§ Do this:
Write out all the lines again, precisely as they stand, but without the images.

§ Dataset content:
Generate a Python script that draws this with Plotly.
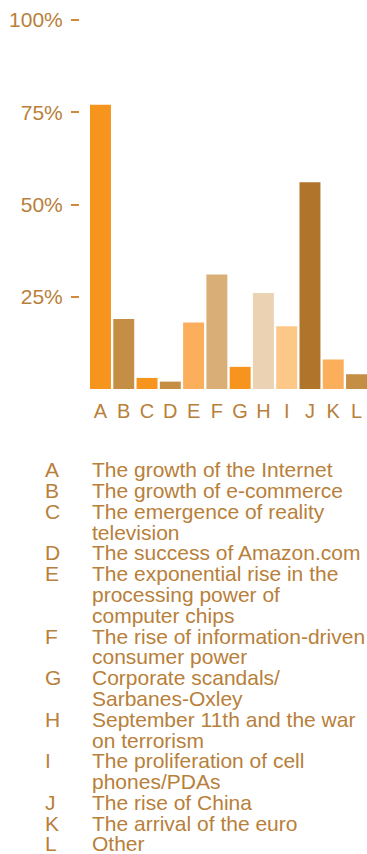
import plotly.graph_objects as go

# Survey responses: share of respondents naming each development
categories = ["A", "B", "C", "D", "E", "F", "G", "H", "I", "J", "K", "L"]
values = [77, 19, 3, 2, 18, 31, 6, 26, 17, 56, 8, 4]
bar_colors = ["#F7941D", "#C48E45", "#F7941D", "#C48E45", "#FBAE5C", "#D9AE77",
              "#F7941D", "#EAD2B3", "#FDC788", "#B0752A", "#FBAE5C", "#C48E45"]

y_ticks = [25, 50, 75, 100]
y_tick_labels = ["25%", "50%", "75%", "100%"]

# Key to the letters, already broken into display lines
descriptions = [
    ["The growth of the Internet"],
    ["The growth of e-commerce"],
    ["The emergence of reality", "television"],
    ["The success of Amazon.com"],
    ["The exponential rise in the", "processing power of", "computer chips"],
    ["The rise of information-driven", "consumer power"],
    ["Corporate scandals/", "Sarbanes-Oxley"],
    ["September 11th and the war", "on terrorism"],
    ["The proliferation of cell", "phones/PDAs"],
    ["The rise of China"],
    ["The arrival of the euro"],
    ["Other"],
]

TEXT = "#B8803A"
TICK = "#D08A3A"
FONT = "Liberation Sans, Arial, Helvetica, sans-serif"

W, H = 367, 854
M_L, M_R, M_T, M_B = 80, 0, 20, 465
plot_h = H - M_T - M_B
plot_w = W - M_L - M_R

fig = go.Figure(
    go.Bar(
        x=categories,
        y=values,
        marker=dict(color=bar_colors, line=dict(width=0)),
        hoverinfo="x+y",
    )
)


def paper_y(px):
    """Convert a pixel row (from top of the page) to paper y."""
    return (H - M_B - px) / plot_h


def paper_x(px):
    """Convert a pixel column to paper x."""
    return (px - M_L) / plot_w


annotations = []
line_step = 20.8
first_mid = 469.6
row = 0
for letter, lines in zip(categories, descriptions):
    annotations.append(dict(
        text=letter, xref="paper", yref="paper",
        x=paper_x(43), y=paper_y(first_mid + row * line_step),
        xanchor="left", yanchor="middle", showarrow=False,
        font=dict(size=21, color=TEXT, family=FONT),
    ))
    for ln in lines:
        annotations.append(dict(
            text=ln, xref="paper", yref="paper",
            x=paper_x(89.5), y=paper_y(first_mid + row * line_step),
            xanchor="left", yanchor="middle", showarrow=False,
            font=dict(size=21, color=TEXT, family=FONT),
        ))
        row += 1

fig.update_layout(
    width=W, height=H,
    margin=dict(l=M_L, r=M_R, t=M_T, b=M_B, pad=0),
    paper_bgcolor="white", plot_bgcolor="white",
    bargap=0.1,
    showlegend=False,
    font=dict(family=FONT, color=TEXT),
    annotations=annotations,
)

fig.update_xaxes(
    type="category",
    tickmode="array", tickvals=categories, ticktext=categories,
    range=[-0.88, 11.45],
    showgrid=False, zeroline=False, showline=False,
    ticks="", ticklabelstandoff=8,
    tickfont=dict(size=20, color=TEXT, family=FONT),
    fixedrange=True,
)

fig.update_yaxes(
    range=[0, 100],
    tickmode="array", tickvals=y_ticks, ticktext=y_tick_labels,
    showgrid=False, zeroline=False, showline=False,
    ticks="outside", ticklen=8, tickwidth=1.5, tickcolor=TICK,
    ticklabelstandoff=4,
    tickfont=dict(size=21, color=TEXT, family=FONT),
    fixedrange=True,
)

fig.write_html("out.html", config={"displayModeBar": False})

§ Solution for this problem:
Generate a Python script that draws this with Plotly.
import plotly.graph_objects as go

# Survey responses: share of respondents naming each development
categories = ["A", "B", "C", "D", "E", "F", "G", "H", "I", "J", "K", "L"]
values = [77, 19, 3, 2, 18, 31, 6, 26, 17, 56, 8, 4]
bar_colors = ["#F7941D", "#C48E45", "#F7941D", "#C48E45", "#FBAE5C", "#D9AE77",
              "#F7941D", "#EAD2B3", "#FDC788", "#B0752A", "#FBAE5C", "#C48E45"]

y_ticks = [25, 50, 75, 100]
y_tick_labels = ["25%", "50%", "75%", "100%"]

# Key to the letters, already broken into display lines
descriptions = [
    ["The growth of the Internet"],
    ["The growth of e-commerce"],
    ["The emergence of reality", "television"],
    ["The success of Amazon.com"],
    ["The exponential rise in the", "processing power of", "computer chips"],
    ["The rise of information-driven", "consumer power"],
    ["Corporate scandals/", "Sarbanes-Oxley"],
    ["September 11th and the war", "on terrorism"],
    ["The proliferation of cell", "phones/PDAs"],
    ["The rise of China"],
    ["The arrival of the euro"],
    ["Other"],
]

TEXT = "#B8803A"
TICK = "#D08A3A"
FONT = "Liberation Sans, Arial, Helvetica, sans-serif"

W, H = 367, 854
M_L, M_R, M_T, M_B = 80, 0, 20, 465
plot_h = H - M_T - M_B
plot_w = W - M_L - M_R

fig = go.Figure(
    go.Bar(
        x=categories,
        y=values,
        marker=dict(color=bar_colors, line=dict(width=0)),
        hoverinfo="x+y",
    )
)


def paper_y(px):
    """Convert a pixel row (from top of the page) to paper y."""
    return (H - M_B - px) / plot_h


def paper_x(px):
    """Convert a pixel column to paper x."""
    return (px - M_L) / plot_w


annotations = []
line_step = 20.8
first_mid = 469.6
row = 0
for letter, lines in zip(categories, descriptions):
    annotations.append(dict(
        text=letter, xref="paper", yref="paper",
        x=paper_x(43), y=paper_y(first_mid + row * line_step),
        xanchor="left", yanchor="middle", showarrow=False,
        font=dict(size=21, color=TEXT, family=FONT),
    ))
    for ln in lines:
        annotations.append(dict(
            text=ln, xref="paper", yref="paper",
            x=paper_x(89.5), y=paper_y(first_mid + row * line_step),
            xanchor="left", yanchor="middle", showarrow=False,
            font=dict(size=21, color=TEXT, family=FONT),
        ))
        row += 1

fig.update_layout(
    width=W, height=H,
    margin=dict(l=M_L, r=M_R, t=M_T, b=M_B, pad=0),
    paper_bgcolor="white", plot_bgcolor="white",
    bargap=0.1,
    showlegend=False,
    font=dict(family=FONT, color=TEXT),
    annotations=annotations,
)

fig.update_xaxes(
    type="category",
    tickmode="array", tickvals=categories, ticktext=categories,
    range=[-0.88, 11.45],
    showgrid=False, zeroline=False, showline=False,
    ticks="", ticklabelstandoff=8,
    tickfont=dict(size=20, color=TEXT, family=FONT),
    fixedrange=True,
)

fig.update_yaxes(
    range=[0, 100],
    tickmode="array", tickvals=y_ticks, ticktext=y_tick_labels,
    showgrid=False, zeroline=False, showline=False,
    ticks="outside", ticklen=8, tickwidth=1.5, tickcolor=TICK,
    ticklabelstandoff=4,
    tickfont=dict(size=21, color=TEXT, family=FONT),
    fixedrange=True,
)

fig.write_html("out.html", config={"displayModeBar": False})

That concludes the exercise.